Re: [PATCH 0/2] Improve Zram by separating compression context from kswapd
From: Barry Song
Date: Tue Mar 11 2025 - 05:33:28 EST
On Tue, Mar 11, 2025 at 5:58 PM Sergey Senozhatsky
<senozhatsky@xxxxxxxxxxxx> wrote:
>
> On (25/03/08 18:41), Barry Song wrote:
> > On Sat, Mar 8, 2025 at 12:03 PM Nhat Pham <nphamcs@xxxxxxxxx> wrote:
> > >
> > > On Fri, Mar 7, 2025 at 4:02 AM Qun-Wei Lin <qun-wei.lin@xxxxxxxxxxxx> wrote:
> > > >
> > > > This patch series introduces a new mechanism called kcompressd to
> > > > improve the efficiency of memory reclaiming in the operating system. The
> > > > main goal is to separate the tasks of page scanning and page compression
> > > > into distinct processes or threads, thereby reducing the load on the
> > > > kswapd thread and enhancing overall system performance under high memory
> > > > pressure conditions.
> > >
> > > Please excuse my ignorance, but from your cover letter I still don't
> > > quite get what is the problem here? And how would decouple compression
> > > and scanning help?
> >
> > My understanding is as follows:
> >
> > When kswapd attempts to reclaim M anonymous folios and N file folios,
> > the process involves the following steps:
> >
> > * t1: Time to scan and unmap anonymous folios
> > * t2: Time to compress anonymous folios
> > * t3: Time to reclaim file folios
> >
> > Currently, these steps are executed sequentially, meaning the total time
> > required to reclaim M + N folios is t1 + t2 + t3.
> >
> > However, Qun-Wei's patch enables t1 + t3 and t2 to run in parallel,
> > reducing the total time to max(t1 + t3, t2). This likely improves the
> > reclamation speed, potentially reducing allocation stalls.
>
> If compression kthread-s can run (have CPUs to be scheduled on).
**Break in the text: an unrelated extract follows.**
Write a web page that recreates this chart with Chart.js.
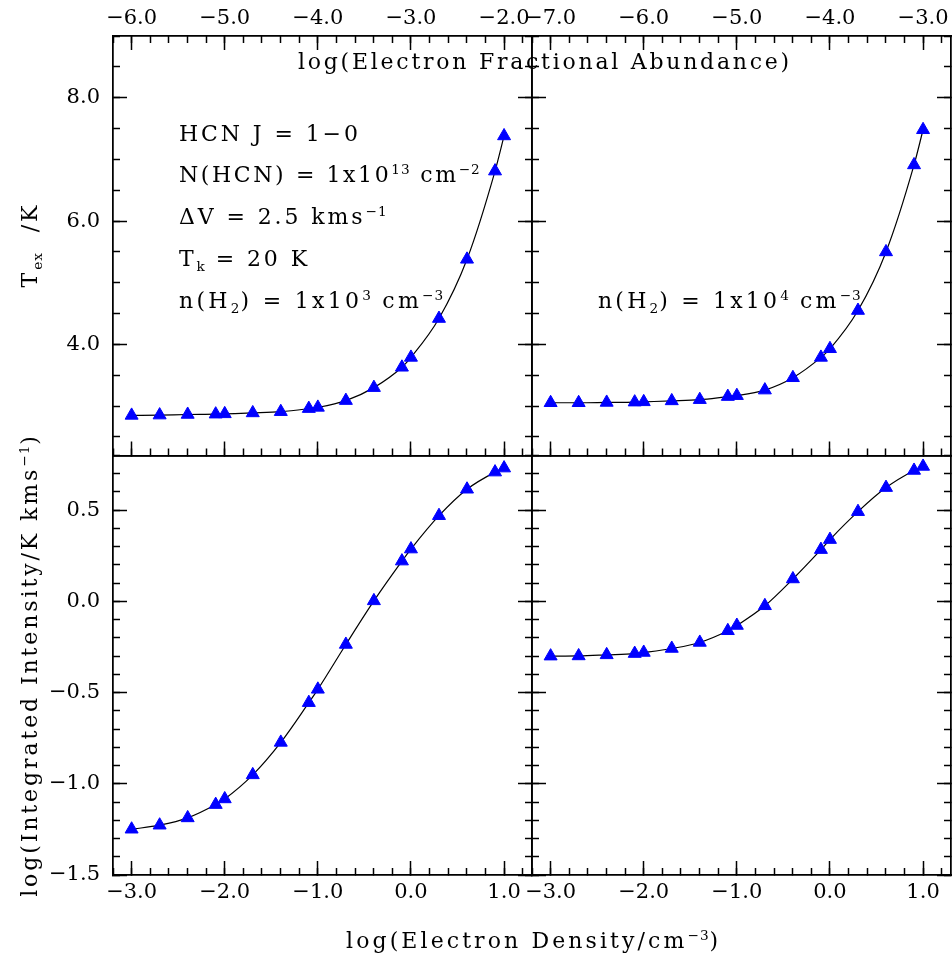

> This looks a bit like a bottleneck. Is there anything that
> guarantees forward progress? Also, if compression kthreads
> constantly preempt kswapd, then it might not be worth it to
> have compression kthreads, I assume?
Thanks for your critical insights, all of which are valuable.
Qun-Wei is likely working on an Android case where the CPU is
relatively idle in many scenarios (though there are certainly cases
where all CPUs are busy), but free memory is quite limited.
We may soon see benefits for these types of use cases. I expect
Android might have the opportunity to adopt it before it's fully
ready upstream.
If the workload keeps all CPUs busy, I suppose this async thread
won’t help, but at least we might find a way to mitigate regression.
We likely need to collect more data on various scenarios—when
CPUs are relatively idle and when all CPUs are busy—and
determine the proper approach based on the data, which we
currently lack :-)
>
> If we have a pagefault and need to map a page that is still in
> the compression queue (not compressed and stored in zram yet, e.g.
> dut to scheduling latency + slow compression algorithm) then what
> happens?
This is happening now even without the patch? Right now we are
having 4 steps:
1. add_to_swap: The folio is added to the swapcache.
2. try_to_unmap: PTEs are converted to swap entries.
3. pageout: The folio is written back.
4. Swapcache is cleared.
If a swap-in occurs between 2 and 4, doesn't that mean
we've already encountered the case where we hit
the swapcache for a folio undergoing compression?
It seems we might have an opportunity to terminate
compression if the request is still in the queue and
compression hasn’t started for a folio yet? seems
quite difficult to do?
Thanks
Barry